_Recorded information_:
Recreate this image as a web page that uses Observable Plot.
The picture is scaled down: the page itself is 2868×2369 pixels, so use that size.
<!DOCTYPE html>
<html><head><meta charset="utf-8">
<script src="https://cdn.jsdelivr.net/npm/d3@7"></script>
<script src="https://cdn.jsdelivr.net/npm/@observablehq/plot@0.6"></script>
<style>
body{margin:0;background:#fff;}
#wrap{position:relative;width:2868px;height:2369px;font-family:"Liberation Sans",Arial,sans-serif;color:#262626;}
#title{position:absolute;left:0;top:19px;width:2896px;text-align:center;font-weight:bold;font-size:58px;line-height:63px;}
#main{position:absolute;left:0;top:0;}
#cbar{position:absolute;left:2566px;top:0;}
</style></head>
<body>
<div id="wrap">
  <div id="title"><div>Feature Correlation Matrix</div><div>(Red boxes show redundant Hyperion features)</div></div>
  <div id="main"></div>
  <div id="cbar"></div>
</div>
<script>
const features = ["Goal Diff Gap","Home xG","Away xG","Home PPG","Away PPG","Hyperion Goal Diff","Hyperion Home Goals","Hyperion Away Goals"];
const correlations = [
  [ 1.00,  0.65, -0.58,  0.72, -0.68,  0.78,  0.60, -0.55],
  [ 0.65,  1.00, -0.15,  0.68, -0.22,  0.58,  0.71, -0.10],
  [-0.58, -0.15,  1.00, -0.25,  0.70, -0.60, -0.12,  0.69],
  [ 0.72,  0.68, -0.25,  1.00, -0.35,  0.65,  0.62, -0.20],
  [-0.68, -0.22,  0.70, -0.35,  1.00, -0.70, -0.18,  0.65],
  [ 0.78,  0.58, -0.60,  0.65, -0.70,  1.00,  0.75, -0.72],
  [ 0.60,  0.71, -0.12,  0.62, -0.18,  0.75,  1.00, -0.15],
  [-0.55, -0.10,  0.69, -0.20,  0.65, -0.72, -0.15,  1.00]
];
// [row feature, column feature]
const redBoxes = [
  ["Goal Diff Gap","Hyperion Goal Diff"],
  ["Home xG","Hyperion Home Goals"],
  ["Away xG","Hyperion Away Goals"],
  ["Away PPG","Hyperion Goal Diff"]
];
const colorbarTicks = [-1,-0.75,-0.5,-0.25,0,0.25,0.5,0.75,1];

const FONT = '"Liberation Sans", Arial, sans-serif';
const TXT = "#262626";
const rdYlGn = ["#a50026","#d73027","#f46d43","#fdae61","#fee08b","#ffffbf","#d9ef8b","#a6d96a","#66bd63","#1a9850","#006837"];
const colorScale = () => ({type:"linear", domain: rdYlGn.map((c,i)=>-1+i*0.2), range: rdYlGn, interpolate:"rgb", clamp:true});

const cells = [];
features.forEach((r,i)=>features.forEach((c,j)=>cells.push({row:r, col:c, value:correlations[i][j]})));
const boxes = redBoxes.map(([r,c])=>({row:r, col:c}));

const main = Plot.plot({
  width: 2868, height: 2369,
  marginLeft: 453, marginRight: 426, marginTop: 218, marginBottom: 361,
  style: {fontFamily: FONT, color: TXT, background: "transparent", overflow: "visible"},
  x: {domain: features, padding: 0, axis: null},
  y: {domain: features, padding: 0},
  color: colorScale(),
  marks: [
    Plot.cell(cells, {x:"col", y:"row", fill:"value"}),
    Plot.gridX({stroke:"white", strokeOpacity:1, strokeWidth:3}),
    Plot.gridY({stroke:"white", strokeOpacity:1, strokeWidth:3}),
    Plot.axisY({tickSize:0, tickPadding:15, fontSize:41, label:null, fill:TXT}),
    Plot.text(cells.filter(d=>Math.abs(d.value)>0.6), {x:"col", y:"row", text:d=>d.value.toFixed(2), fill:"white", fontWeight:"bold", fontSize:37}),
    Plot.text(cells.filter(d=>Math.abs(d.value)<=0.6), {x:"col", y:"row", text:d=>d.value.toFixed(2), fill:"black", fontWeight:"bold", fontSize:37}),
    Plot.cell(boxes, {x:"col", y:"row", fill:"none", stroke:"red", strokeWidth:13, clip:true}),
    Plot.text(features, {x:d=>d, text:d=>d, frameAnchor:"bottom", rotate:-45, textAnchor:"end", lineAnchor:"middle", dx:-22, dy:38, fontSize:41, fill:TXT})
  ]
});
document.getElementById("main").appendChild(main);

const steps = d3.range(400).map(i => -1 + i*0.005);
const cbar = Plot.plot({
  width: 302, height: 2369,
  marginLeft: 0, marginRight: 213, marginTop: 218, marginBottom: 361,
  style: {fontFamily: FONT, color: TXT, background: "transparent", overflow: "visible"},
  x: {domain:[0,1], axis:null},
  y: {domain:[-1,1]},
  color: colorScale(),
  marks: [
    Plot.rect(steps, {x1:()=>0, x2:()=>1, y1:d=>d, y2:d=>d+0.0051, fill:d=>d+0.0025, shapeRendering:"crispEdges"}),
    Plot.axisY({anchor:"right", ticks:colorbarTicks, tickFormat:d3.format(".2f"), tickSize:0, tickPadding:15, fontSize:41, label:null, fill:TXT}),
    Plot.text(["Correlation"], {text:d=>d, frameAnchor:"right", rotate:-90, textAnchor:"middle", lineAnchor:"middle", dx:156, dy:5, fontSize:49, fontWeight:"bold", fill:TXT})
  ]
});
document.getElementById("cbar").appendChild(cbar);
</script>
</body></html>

...

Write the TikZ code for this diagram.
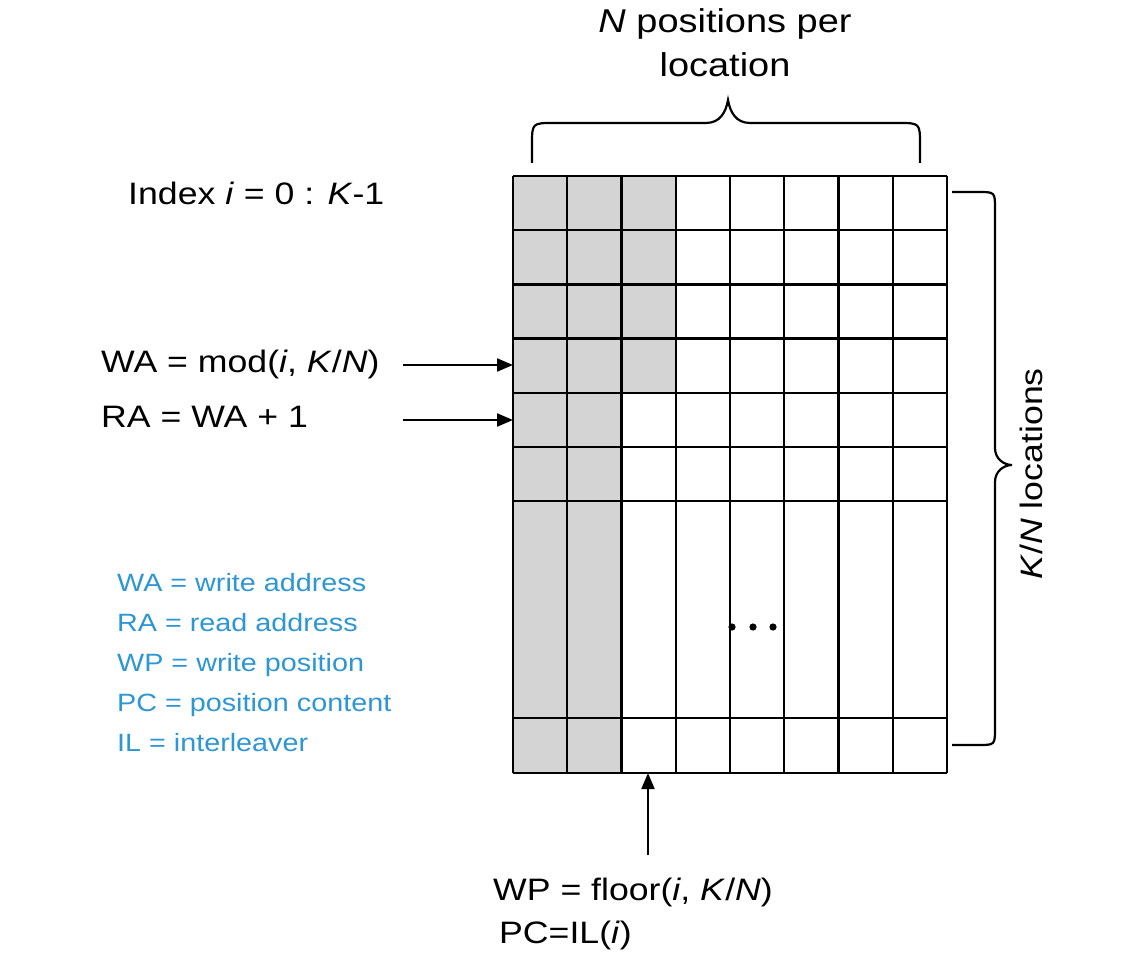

_Set exercise_: Above is a listing; report how many of its lines include the word "that", giving the number only.

_Completed exercise_: 2